"Does it suck having to go through this when all you want is to have a loving relationship with your child? Yes. Yes, it does. We, the targeted parents, live in an alternate reality."
After much thought and speaking with people that are familiar with this nightmare, I have decided to handle this particular incident in this manner.
To give some of you an idea of what we have to deal with, how dysfunctional and disturbed this family is here is yet another example:
Kaylee, Christy’s older daughter, has started commenting on my Facebook and of course making false accusations; both old and new ones. Apparently, she has unblocked me.
This all started about noon today.
(Link to the Facebook exchange then scroll down to Kaylee Godley)
Not so fast.
This is an example of where alienated parents have to make difficult, damned if you do, damned if you don’t decisions.
I know that this is not Megan reaching out to me. Furthermore, I know that it is something that Kaylee and or her mother are scheming or have put her up to. How do I know this? I have been dealing with this family for years. In the past Kaylee has been exposed for posing as Megan and engaging in text exchanges with me.
Furthermore, Megan has been ignoring my calls and text messages for weeks if not months. Saturday was supposed to be our first visit in months but since Commissioner Daniel included in her ruling that visitations are at the discretion of a 15 year old, Megan has cancelled.
Another indicator that this is not Megan is that at this time in her life Megan is preoccupied with other things and it is not likely that a 15 year old --in that household-- is going to activate a Facebook account and have her first post be and profile picture be a photograph taken 2 years ago of herself and her mother, Christy.
Additionally, the timing of “Megan’s” friend request coming only an hour after Kaylee’s attacks is rather suspect. And finally, guess who is the first and only person who has “Liked” Megan’s picture? Kaylee Godley.
So my dilemma is that if I don’t accept this friend request, it gives Christy Alienator Ammo to further convince our daughter, Christy supporters, and our family court system that I am unloving or don’t care about Megan because I didn’t respond by confirming the friend request.
But how far down the Rabbit Hole did you want to go?
Because as soon as this post is noticed, some additional scheming takes place.
Now because I have chosen this action, it will be claimed that I am way off base, paranoid, if not delusional for “assuming” such things. This will further justifying –in the alienator’s eyes—why Megan doesn’t want anything to do with me.

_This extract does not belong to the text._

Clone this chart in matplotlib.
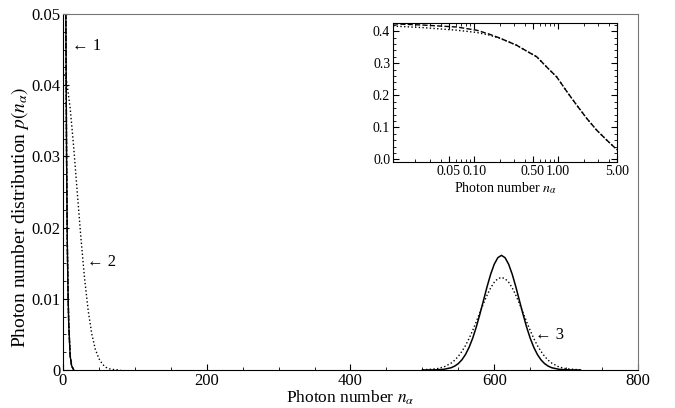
import matplotlib
matplotlib.use('Agg')
import matplotlib.pyplot as plt
from matplotlib.ticker import MultipleLocator, FixedLocator, NullFormatter

plt.rcParams['font.family'] = ['Liberation Serif', 'DejaVu Serif']
plt.rcParams['mathtext.fontset'] = 'stix'

# curve 1 : near n = 0 (also shown in the inset)
n1 = [0, 0.5, 1, 1.5, 2, 2.5, 3, 3.5, 4, 5, 6, 7, 8, 10, 12, 15]
p1 = [0.42, 0.33, 0.25, 0.19, 0.145, 0.11, 0.085, 0.065, 0.05, 0.03,
      0.018, 0.011, 0.0065, 0.002, 0.0006, 0.0]

# curve 2 : dotted, near n = 0
n2 = [0, 5, 10, 15, 20, 25, 30, 35, 40, 45, 50, 55, 60, 65, 70, 80]
p2 = [0.042, 0.0406, 0.0368, 0.0312, 0.0248, 0.0185, 0.0129, 0.0084,
      0.0051, 0.0029, 0.0016, 0.0008, 0.00037, 0.00016, 0.00007, 0.0]

# curve 3 : peaks around n = 610
ns = [500, 520, 530, 540, 545, 550, 555, 560, 565, 570, 575, 580, 585, 590,
      595, 600, 605, 610, 615, 620, 625, 630, 635, 640, 645, 650, 655, 660,
      665, 670, 675, 680, 690, 700, 720]
ps = [0.0, 0.00003, 0.0001, 0.00032, 0.00055, 0.0009, 0.00143, 0.00218,
      0.00319, 0.00447, 0.00604, 0.00784, 0.00976, 0.0117, 0.01345, 0.01486,
      0.01578, 0.0161, 0.01578, 0.01486, 0.01345, 0.0117, 0.00976, 0.00784,
      0.00604, 0.00447, 0.00319, 0.00218, 0.00143, 0.0009, 0.00055, 0.00032,
      0.0001, 0.00003, 0.0]

nd = [500, 520, 530, 540, 545, 550, 555, 560, 565, 570, 575, 580, 585, 590,
      595, 600, 605, 610, 615, 620, 625, 630, 635, 640, 645, 650, 655, 660,
      665, 670, 675, 680, 690, 700, 720]
pd = [0.00002, 0.00018, 0.00043, 0.00097, 0.00138, 0.00192, 0.00262,
      0.00344, 0.00444, 0.00556, 0.00679, 0.00807, 0.00934, 0.0105, 0.01154,
      0.01233, 0.01283, 0.013, 0.01283, 0.01233, 0.01154, 0.0105, 0.00934,
      0.00807, 0.00679, 0.00556, 0.00444, 0.00344, 0.00262, 0.00192, 0.00138,
      0.00097, 0.00043, 0.00018, 0.00002]

# inset (log x)
xi = [0.0108, 0.025, 0.062, 0.107, 0.15, 0.2, 0.25, 0.32, 0.42, 0.555, 0.73,
      0.96, 1.27, 1.66, 2.18, 2.87, 3.78, 5.0]
yi_dot = [0.416, 0.411, 0.403, 0.396, 0.388, 0.378, 0.368, 0.356, 0.338,
          0.32, 0.288, 0.257, 0.211, 0.169, 0.128, 0.091, 0.06, 0.03]
yi_dash = [0.423, 0.419, 0.413, 0.403, 0.391, 0.379, 0.368, 0.356, 0.338,
           0.32, 0.288, 0.257, 0.211, 0.169, 0.128, 0.091, 0.06, 0.03]

fig = plt.figure(figsize=(6.75, 4.08), dpi=100)
ax = fig.add_axes([0.0933, 0.0931, 0.8519, 0.8726])

ax.plot(n1, p1, 'k-', lw=1.0)
ax.plot(n1, p1, 'k--', lw=1.0)
ax.plot(n1, p1, 'k:', lw=1.0)
ax.plot(n2, p2, 'k:', lw=1.0)
ax.plot(ns, ps, 'k-', lw=1.1)
ax.plot(nd, pd, 'k:', lw=1.0)

ax.set_xlim(0, 800)
ax.set_ylim(0, 0.05)
ax.set_xticks([0, 200, 400, 600, 800])
ax.set_xticklabels(['0', '200', '400', '600', '800'])
ax.xaxis.set_minor_locator(MultipleLocator(50))
ax.set_yticks([0, 0.01, 0.02, 0.03, 0.04, 0.05])
ax.set_yticklabels(['0', '0.01', '0.02', '0.03', '0.04', '0.05'])
ax.yaxis.set_minor_locator(MultipleLocator(0.0025))
ax.tick_params(which='both', direction='in', top=False, right=False, labelsize=12, pad=2)
ax.tick_params(which='major', length=4)
ax.tick_params(which='minor', length=2)
for s in ['top', 'right']:
    ax.spines[s].set_color('#777777')
ax.set_xlabel(r'Photon number $n_{\alpha}$', fontsize=12.5, labelpad=0)
ax.set_ylabel(r'Photon number distribution $p(n_{\alpha})$', fontsize=14, labelpad=1)
ax.yaxis.set_label_coords(-0.055, 0.43)

ax.text(13, 0.0455, '← 1', fontsize=12, va='center')
ax.text(34, 0.0152, '← 2', fontsize=12, va='center')
ax.text(656, 0.0049, '← 3', fontsize=12, va='center')

# inset
axi = fig.add_axes([0.5822, 0.603, 0.3319, 0.341])
axi.plot(xi, yi_dash, 'k--', lw=1.0)
axi.plot(xi, yi_dot, 'k:', lw=1.0)
axi.set_xscale('log')
axi.set_xlim(0.0108, 5)
axi.set_ylim(-0.008, 0.426)
axi.xaxis.set_major_locator(FixedLocator([0.05, 0.1, 0.5, 1, 5]))
axi.set_xticklabels(['0.05', '0.10', '0.50', '1.00', '5.00'])
axi.xaxis.set_minor_locator(FixedLocator([0.02, 0.03, 0.04, 0.06, 0.07, 0.08, 0.09,
                                          0.2, 0.3, 0.4, 0.6, 0.7, 0.8, 0.9, 2, 3, 4]))
axi.xaxis.set_minor_formatter(NullFormatter())
axi.set_yticks([0, 0.1, 0.2, 0.3, 0.4])
axi.set_yticklabels(['0.0', '0.1', '0.2', '0.3', '0.4'])
axi.yaxis.set_minor_locator(MultipleLocator(0.02))
axi.tick_params(which='both', direction='in', top=True, right=True, labelsize=10, pad=2)
axi.tick_params(which='major', length=4)
axi.tick_params(which='minor', length=2)
axi.set_xlabel(r'Photon number $n_{\alpha}$', fontsize=10, labelpad=2)

plt.savefig('out.png', dpi=100)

The alienator’s can now say that Megan has attempted to reach out and that they are exhausted from trying everything under the sun to get me to “change” and become...I don’t know...either the loving father that I used to be...or...not be the monster that I have become in recent months. Depending on which version of the events they decide to go with. So far I have been accused of both changing and not changing.
The other side of the coin is this:
What if I just accept a friend request from my daughter? Don’t think for a moment that I don’t know how insane it is for a loving father to even have to ask himself this question.
But the truth of the matter is that I then have to ask myself what kind of abuse do you think is in store for me? What will I subject myself to if I accept this request? I have not disclosed the abusive text and voice conversations that I have had from a brainwashed daughter. Why, because they are not coming from my daughter. Again, some of you will know exactly what I am talking about.
But then having “Megan Barrow” as a friend and at the same time freely protesting and advocating against this abuse the way I plan to continue can be used to paint me in a negative light if not by Kaylee acting as “Megan Barrow” then by an alienator’s supporter saying how could he post such things while having his daughter as his “Facebook friend.”
Damned if I do, damned if I don’t.
Does it suck having to go through this when all you want is to have a loving relationship with your child? Yes. Yes, it does. We, targeted parents live in an alternate reality.
This is such an ugly, toxic, and dysfunctional situation that anyone in their right mind would run as fast and as far away as possible from it. Believe me I would if our daughter wasn’t caught right in the middle of it.
The one thing I promised myself was that I would expose and speak out about this horrid abuse. So, I plan to do this. I will continue to share every bit of this poison thrown my way so that others will see it for what it really is: An insidious, vile form of child abuse.